Paul Ayshford Methuen, 4th Baron Methuen of Corsham (1886 -1974)


Painter, zoologist and landowner, he was the first child of Field Marshal Paul Sandford Methuen, 3rd Baron. After Eton and reading Engineering and Zoology at New College, Oxford, he worked in the Transvaal Museum in Pretoria collecting and describing southern African species. He served with the Royal Wiltshire Yeomanry in both the First and Second World Wars, moving to the Procurement and Fine Art branch in 1944, (the ‘Monuments Men’ of the 2014 film) set up to protect works of art after the invasion.

He had studied drawing at Eton and sporadically afterwards, but in 1927 he attended art classes given by Walter Sickert which influenced his style; his preferred subjects were urban views or scenes with buildings, plants and animals.

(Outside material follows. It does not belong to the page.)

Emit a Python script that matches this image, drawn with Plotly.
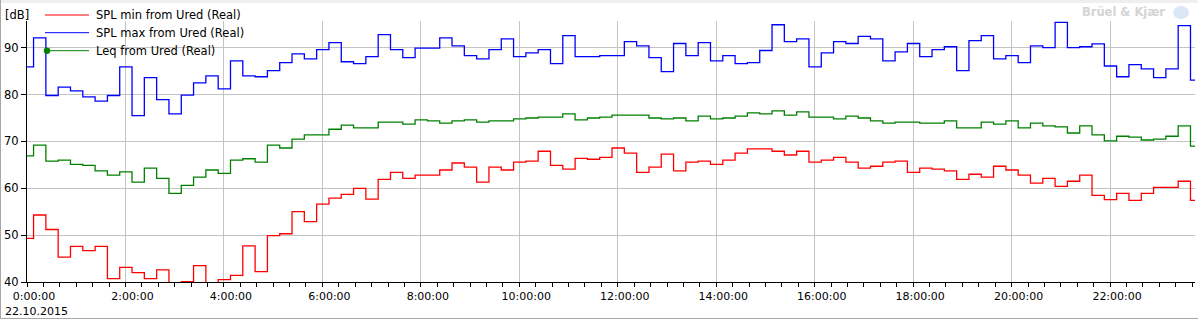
import pandas as pd
import plotly.graph_objects as go

# ---------------- data ----------------
series_names = ["SPL min from Ured (Real)", "SPL max from Ured (Real)", "Leq from Ured (Real)"]
series_colors = ["#ff0000", "#0000ff", "#008000"]

start_time = "2015-10-21 23:53"
interval = "15min"

spl_min = [49.3, 54.3, 51.2, 45.3, 47.6, 46.7, 47.6, 40.7, 43.1, 42.0,
           40.7, 42.6, 38.0, 40.1, 43.5, 37.5, 40.5, 41.4, 47.7, 42.2,
           49.9, 50.3, 55.0, 52.9, 56.6, 57.9, 58.7, 60.0, 57.7, 61.9,
           63.4, 62.1, 62.8, 62.8, 63.9, 65.4, 64.5, 61.3, 64.5, 63.9,
           65.6, 65.8, 67.9, 64.9, 64.1, 66.4, 66.2, 66.6, 68.6, 67.5,
           63.4, 64.5, 67.3, 63.7, 65.6, 65.8, 65.1, 66.0, 67.5, 68.4,
           68.4, 67.9, 67.1, 67.9, 65.6, 66.0, 66.6, 65.6, 64.3, 64.7,
           65.6, 65.8, 63.4, 64.3, 64.1, 63.7, 61.9, 63.0, 62.4, 64.7,
           63.9, 62.8, 61.1, 62.1, 60.4, 61.5, 62.8, 58.5, 57.6, 58.9,
           57.4, 58.9, 60.2, 60.2, 61.5, 57.4]

spl_max = [85.9, 92.1, 79.8, 81.6, 80.8, 79.5, 78.6, 79.8, 85.9, 75.5,
           83.6, 78.9, 75.9, 79.9, 82.5, 84.0, 81.2, 87.2, 84.0, 83.8,
           85.1, 86.8, 88.7, 87.6, 89.6, 91.1, 87.0, 86.6, 88.1, 92.8,
           89.6, 87.9, 89.9, 89.9, 92.1, 90.4, 88.3, 87.6, 89.6, 91.9,
           88.1, 88.9, 89.6, 86.6, 92.6, 88.1, 88.1, 88.3, 88.3, 91.3,
           90.4, 87.9, 84.9, 90.9, 88.3, 91.1, 87.2, 88.3, 86.6, 86.8,
           89.4, 94.9, 91.3, 91.9, 85.9, 88.9, 91.3, 90.9, 92.4, 91.9,
           87.2, 89.1, 90.9, 88.1, 89.6, 90.2, 85.1, 91.5, 92.6, 87.6,
           88.3, 86.8, 90.4, 90.0, 95.4, 90.0, 90.2, 90.8, 86.1, 83.8,
           86.4, 85.5, 83.6, 85.5, 94.7, 83.1]

leq = [66.9, 69.2, 65.8, 66.0, 65.1, 64.9, 63.7, 62.8, 63.5, 61.3,
       64.3, 62.1, 58.9, 60.6, 62.4, 63.9, 63.2, 66.0, 66.3, 65.6,
       69.2, 68.6, 70.5, 71.4, 71.4, 72.6, 73.5, 72.9, 72.9, 74.1,
       74.1, 73.7, 74.6, 74.4, 73.9, 74.4, 74.6, 74.1, 74.4, 74.4,
       74.8, 75.0, 75.2, 75.2, 75.9, 74.6, 75.0, 75.2, 75.6, 75.6,
       75.6, 75.0, 74.8, 75.0, 74.4, 75.4, 74.8, 75.0, 75.4, 76.1,
       75.9, 76.5, 75.6, 76.3, 75.2, 75.2, 74.8, 75.4, 75.0, 74.4,
       73.9, 74.1, 74.1, 73.9, 73.9, 74.4, 72.9, 72.9, 74.1, 73.7,
       74.4, 72.9, 73.9, 73.3, 73.1, 71.8, 73.3, 71.4, 70.1, 71.1,
       70.9, 70.3, 70.5, 71.1, 73.3, 69.0]

y_ticks = [40, 50, 60, 70, 80, 90]
x_range = ["2015-10-22 00:00:00", "2015-10-22 23:43:30"]
date_label = "22.10.2015"
unit_label = "[dB]"
watermark = "Brüel & Kjær"

# ---------------- figure ----------------
W, H = 1198, 321
ML, MR, MT, MB = 27, 3, 21, 39
PW, PH = W - ML - MR, H - MT - MB


def px(xp):
    return (xp - ML) / PW


def py(yp):
    return (H - MB - yp) / PH


times = pd.date_range(start_time, periods=len(leq), freq=interval)
# step edges: each interval start plus the end of the final interval
edges = list(times) + [times[-1] + pd.Timedelta(interval)]

fig = go.Figure()
for name, color, vals in zip(series_names, series_colors, [spl_min, spl_max, leq]):
    fig.add_trace(go.Scatter(
        x=edges, y=list(vals) + [vals[-1]], name=name, mode="lines",
        line=dict(color=color, width=1.3, shape="hv"), showlegend=False,
        hoverinfo="skip"))

font = "DejaVu Sans"
fig.update_layout(
    width=W, height=H,
    margin=dict(l=ML, r=MR, t=MT, b=MB, pad=0),
    paper_bgcolor="white", plot_bgcolor="white",
    font=dict(family=font, size=11, color="#000000"),
    xaxis=dict(
        type="date", range=x_range,
        tick0="2015-10-22", dtick=2 * 3600 * 1000,
        tickformat="%-H:%M:%S",
        showgrid=True, gridcolor="#c4c4c4", gridwidth=1,
        showline=True, linecolor="#000000", linewidth=1,
        ticks="outside", ticklen=4, tickcolor="#000000",
        tickfont=dict(family=font, size=11, color="#000000"),
        ticklabelshift=7,
        minor=dict(dtick=20 * 60 * 1000, ticks="outside", ticklen=4,
                   tickcolor="#000000", showgrid=False),
        zeroline=False, fixedrange=True,
    ),
    yaxis=dict(
        range=[40, 95.7], tickvals=y_ticks,
        showgrid=True, gridcolor="#c4c4c4", gridwidth=1,
        showline=True, linecolor="#000000", linewidth=1,
        ticks="outside", ticklen=5, tickcolor="#000000",
        tickfont=dict(family=font, size=11.5, color="#000000"),
        zeroline=False, fixedrange=True,
    ),
)

shapes = []
annotations = []

# custom legend
legend_rows = [15, 32.7, 50.7]
for name, color, yrow in zip(series_names, series_colors, legend_rows):
    shapes.append(dict(type="line", xref="paper", yref="paper",
                       x0=px(45), x1=px(89), y0=py(yrow), y1=py(yrow),
                       line=dict(color=color, width=1)))
    annotations.append(dict(text=name, xref="paper", yref="paper",
                            x=px(93.5), y=py(yrow), xanchor="left", yanchor="middle",
                            showarrow=False,
                            font=dict(family=font, size=11.5, color="#000000")))
# marker dot on the Leq legend entry
shapes.append(dict(type="circle", xref="paper", yref="paper",
                   x0=px(43.8), x1=px(50.2), y0=py(47.5), y1=py(53.9),
                   fillcolor=series_colors[2], line=dict(color=series_colors[2], width=0)))

# unit label, date, watermark
annotations.append(dict(text=unit_label, xref="paper", yref="paper",
                        x=px(3), y=py(15), xanchor="left", yanchor="middle",
                        showarrow=False, font=dict(family=font, size=11.5, color="#000000")))
annotations.append(dict(text=date_label, xref="paper", yref="paper",
                        x=px(2.5), y=py(311), xanchor="left", yanchor="middle",
                        showarrow=False, font=dict(family=font, size=11, color="#000000")))
annotations.append(dict(text="<b>" + watermark + "</b>", xref="paper", yref="paper",
                        x=px(1167), y=py(12.5), xanchor="right", yanchor="middle",
                        showarrow=False, font=dict(family=font, size=11.5, color="#d4d4d4")))
shapes.append(dict(type="circle", xref="paper", yref="paper",
                   x0=px(1173), x1=px(1189), y0=py(6), y1=py(19),
                   fillcolor="#dbe6f6", line=dict(color="#dbe6f6", width=0), layer="below"))

# window frame
shapes.append(dict(type="rect", xref="paper", yref="paper",
                   x0=px(0), x1=px(W), y0=py(0), y1=py(3),
                   fillcolor="#efefef", line=dict(width=0), layer="below"))
shapes.append(dict(type="line", xref="paper", yref="paper",
                   x0=px(0.5), x1=px(0.5), y0=py(0), y1=py(318.5),
                   line=dict(color="#a8a8a8", width=1)))
shapes.append(dict(type="line", xref="paper", yref="paper",
                   x0=px(0), x1=px(W), y0=py(318.5), y1=py(318.5),
                   line=dict(color="#a8a8a8", width=1)))

fig.update_layout(shapes=shapes, annotations=annotations)
fig.write_html("out.html")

During the Second World War he painted for the War Artists’ Advisory Committee, several of his works being held by the Imperial War Museum, including impressive paintings of invasion craft under construction in the London docks. After the war he devoted his life to his ancestral seat, Corsham Hall, restoring it, acquiring further works for it, and giving it to the Bath Academy of Art. Latterly it was acquired by Bath Spa University. He became a Royal Academician in 1972.

His works are in major collections including the Tate, Royal Academy, National Portrait Gallery, City of London, Birmingham Museums, Wellcome Collection, Government Art Collection and National Maritime Museum.